On the other hand, some of this might be due to students' better performance and preparation. Lewis argues that GPA should not be used as a primary means of gauging academic performance, because it encourages students to select their courses in order to maximize grades instead of optimizing their education. Students would be motivated to do well provided their professors design courses to be interesting. However, grade inflation is, in his opinion, not as serious as some of the other problems facing the University.

Presidents, deans, and professors rarely tell students simple truths, for example that the strategizing and diligence that got them into the college of their choice may not, if followed thoughtlessly, lead to an adult life they will find worth living.
— p.xiii

According to Lewis, modern Harvard has relinquished its role in shaping the moral character of its students, implementing instead the "cafeteria model" of education. By allowing professors to teach what they please and students to learn what they wish, he argues, Harvard risks preventing students from being exposed to what they may disagree with, and to the differing viewpoints of their professors. For Lewis, this undermines the very nature of a liberal education, with its emphasis on the holistic development of young adults. Meanwhile, the pursuit of academic excellence often forces students into isolation and stiff competition with their peers. He complains that Harvard University has grown indifferent to the civic values of liberties of American society, despite being reliant on them. He writes, "The Enlightenment ideal of human liberty and the philosophy embodied in American democracy barely exist in the current Harvard curriculum." Reviewer Jim Sleeper mentions that some of his students at Yale University share the same apathy or even contempt for the American tradition.

The old ideal of a liberal education lives on in name only. No longer does Harvard teach the things that will free the human mind and spirit.
— p. 253

Lewis criticizes former President of Harvard University, Lawrence Summers, for failing to deliver the promise of improving the experience of students by increasing their direct contact with members of the faculty. Lewis claims that Summers merely expanded the non-academic bureaucracy for handling the student body. As a result, relations between students and faculty have deteriorated considerably, so much so that student-faculty contact at Harvard is now below the national average. Professors are generally evaluated for their research, and not their teaching. For Lewis, it should not be a surprise that faculty members typically care little for their students but rather some actually do care, despite having no incentives for doing so. Moreover, students are not treated as people to be educated and challenged to grow but rather customers to be pleased. This way of thinking has led Harvard to abandon its educational mission to focus on the pursuit of consumerist values, reputation, and competition with other institutions, making Harvard and other schools prone to fads. For their part, students and their parents are disappointed at how callously they are treated by faculty, except when they might be potential research collaborators, but they also conceive of higher education as no more than a means to an end of securing lucrative careers and material comfort. Moral character, developing a meaningful philosophy of life, or social responsibility are not considered important. Lewis writes, "Something is wrong with our educational system when so many graduating Harvard seniors see consulting and investment banking as their best options for productive lives." Thus, whereas student dormitories were originally conceived of as a way for students and their tutors to live democratically with one another, today, these are established to serve students' comfort. However, although Lewis holds Lawrence responsible for Harvard putting an undue emphasis on public relations and for commercializing Harvard, he acknowledges that Lawrence has been shaped by larger forces influencing research universities, leading the Harvard Corporation to pick him in the first place. Reviewer Rebecca Owens of Messiah College acknowledges that faith-based institutions are also not immune to these trends.
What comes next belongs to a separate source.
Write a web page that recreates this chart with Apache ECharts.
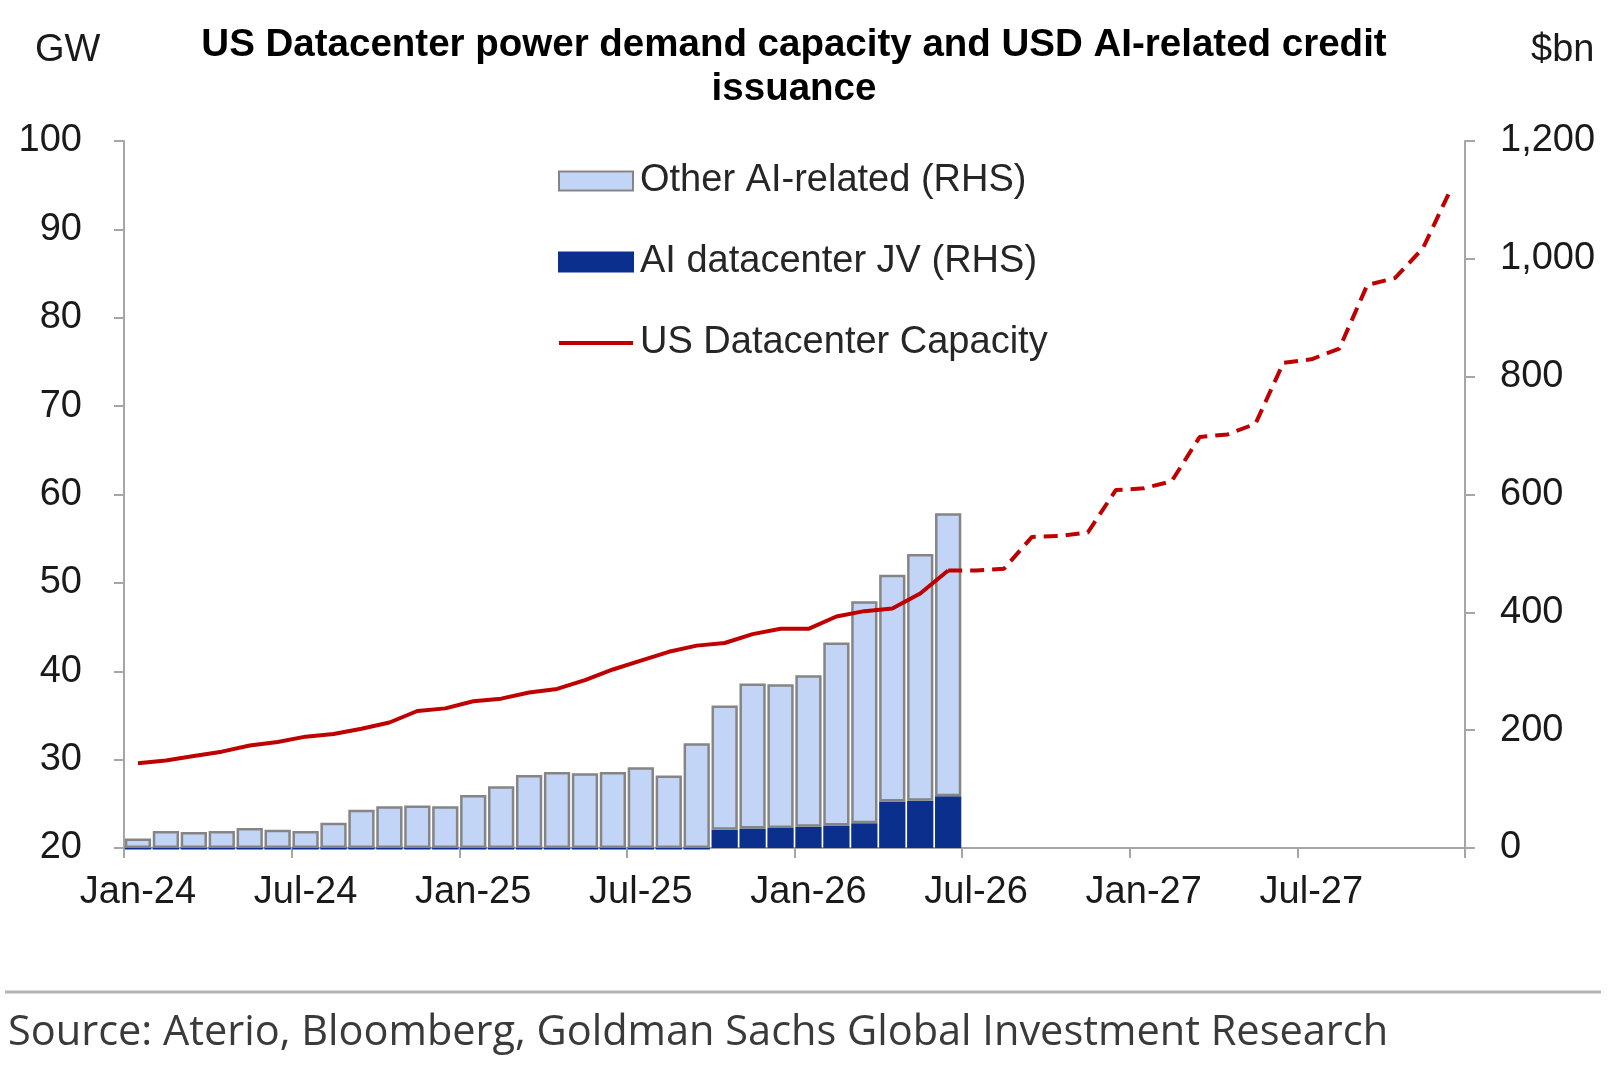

Lewis complains that Harvard handles cases of alleged rape as if the women involved bear no responsibilities whatsoever, making it seem as if they are completely helpless.

Lewis defends college athletes for their drive, perseverance, and dedication, though he criticizes their focus on winning despite being amateurs, and their pursuit of money instead of intellectual growth.

Some reviewers have taken issue with Lewis's use of the word soul as quaint or tainted by religion. William Gasarch of the University of Maryland asks rhetorically whether Harvard had a "soul" when it was a school of divinity. On the other hand, Rebecca Owens asserts that Christian education might be the answer to the status quo. Pilar Mendoza of Oklahoma State University opines that Lewis puts an undue emphasis on liberal education over, for instance, vocational education. David Palfreyman of the University of Oxford describes Excellence Without a Soul as "a splendid recruitment tool" for smaller liberal arts colleges that can provide a better student experience, higher quality teaching, and good prospects for a lucrative career post-graduation despite costing just about the same. But Christopher Shea of The Washington Post claims that this book will not dissuade any ambitious high-school students from wanting to apply for admissions at Harvard or at least to tour the campus. Shea also notes the difficulty of balancing research and teaching, but indicates that the former should be prioritized.

It has been translated into Chinese and Korean.